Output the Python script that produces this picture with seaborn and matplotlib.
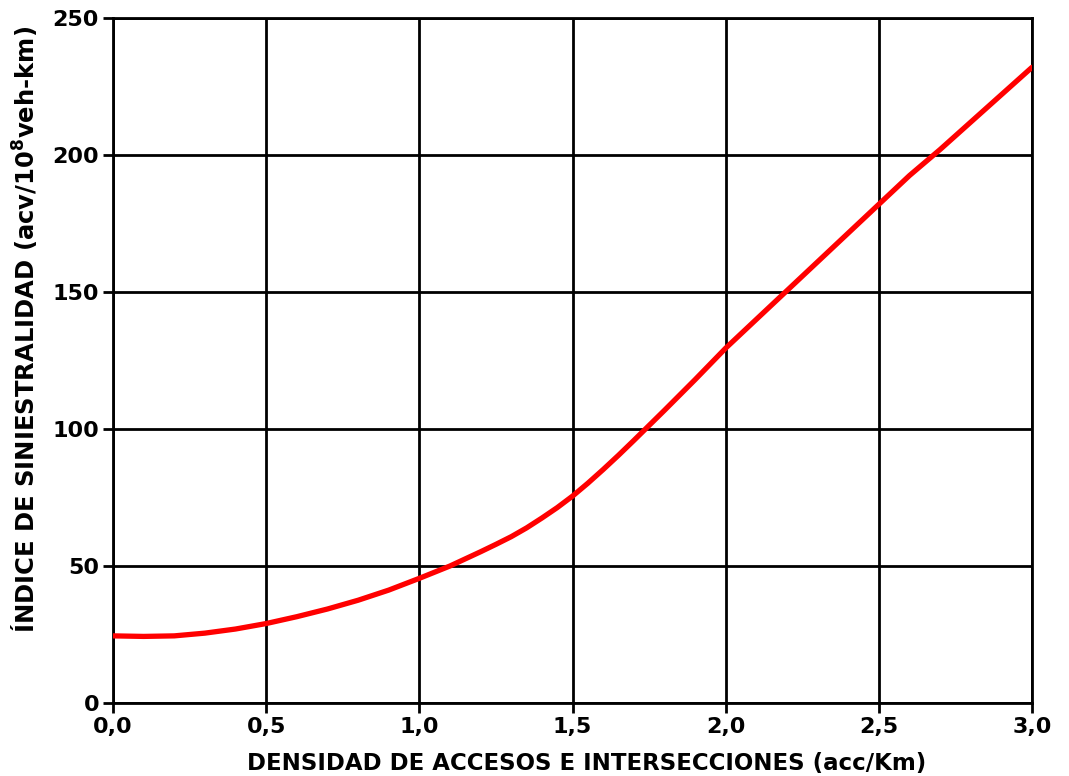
import matplotlib
matplotlib.use("Agg")
import matplotlib.pyplot as plt
import seaborn as sns
import pandas as pd

densidad = [0.0, 0.1, 0.2, 0.3, 0.4, 0.5, 0.6, 0.7, 0.8, 0.9, 1.0,
            1.1, 1.2, 1.25, 1.3, 1.35, 1.4, 1.45, 1.5, 1.55, 1.6, 1.65, 1.7, 1.8, 1.9, 2.0,
            2.1, 2.2, 2.3, 2.4, 2.5, 2.6, 2.7, 2.8, 2.9, 3.0]
indice = [24.5, 24.3, 24.5, 25.5, 27.0, 29.0, 31.5, 34.3, 37.5, 41.2, 45.5,
          50.0, 55.2, 57.9, 60.7, 63.9, 67.5, 71.3, 75.5, 80.2, 85.2, 90.4, 95.8, 106.8, 118.0, 129.5,
          140.0, 150.5, 161.0, 171.5, 182.0, 192.5, 202.0, 212.0, 222.0, 232.0]
x_ticks = [0.0, 0.5, 1.0, 1.5, 2.0, 2.5, 3.0]
x_tick_labels = ["0,0", "0,5", "1,0", "1,5", "2,0", "2,5", "3,0"]
y_ticks = [0, 50, 100, 150, 200, 250]
y_tick_labels = ["0", "50", "100", "150", "200", "250"]

sns.set_style("white")
plt.rcParams["font.family"] = ["DejaVu Sans"]
plt.rcParams["mathtext.default"] = "bf"

df = pd.DataFrame({"x": densidad, "y": indice})

fig = plt.figure(figsize=(10.69, 7.76), dpi=100)
ax = fig.add_axes([113/1069, 73/776, (1032-113)/1069, (703-18)/776])

ax.set_xlim(0, 3)
ax.set_ylim(0, 250)
ax.set_xticks(x_ticks)
ax.set_xticklabels(x_tick_labels, fontsize=16, fontweight="bold")
ax.set_yticks(y_ticks)
ax.set_yticklabels(y_tick_labels, fontsize=16, fontweight="bold")
ax.grid(True, color="black", linewidth=2.0)
ax.set_axisbelow(True)
for s in ax.spines.values():
    s.set_color("black")
    s.set_linewidth(2.0)
ax.tick_params(axis="both", direction="out", length=7, width=2.0, color="black",
               labelcolor="black", pad=3, bottom=True, left=True)

sns.lineplot(data=df, x="x", y="y", ax=ax, color="#ff0000", linewidth=3.8, zorder=5)

ax.set_xlabel("DENSIDAD DE ACCESOS E INTERSECCIONES (acc/Km)", fontsize=16.5,
              fontweight="bold", color="black")
ax.set_ylabel(r"ÍNDICE DE SINIESTRALIDAD (acv/10$^{8}$veh-km)", fontsize=17.5,
              fontweight="bold", color="black")
ax.xaxis.set_label_coords(0.515, -0.071)
ax.yaxis.set_label_coords(-0.080, 0.545)

fig.savefig("out.png", dpi=100)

→ Directions: Output exactly the span of lines from the top of the listing through the line holding "import pandas as pd", and leave every picture out.

→ Result of this exercise:
Output the Python script that produces this picture with seaborn and matplotlib.
import matplotlib
matplotlib.use("Agg")
import matplotlib.pyplot as plt
import seaborn as sns
import pandas as pd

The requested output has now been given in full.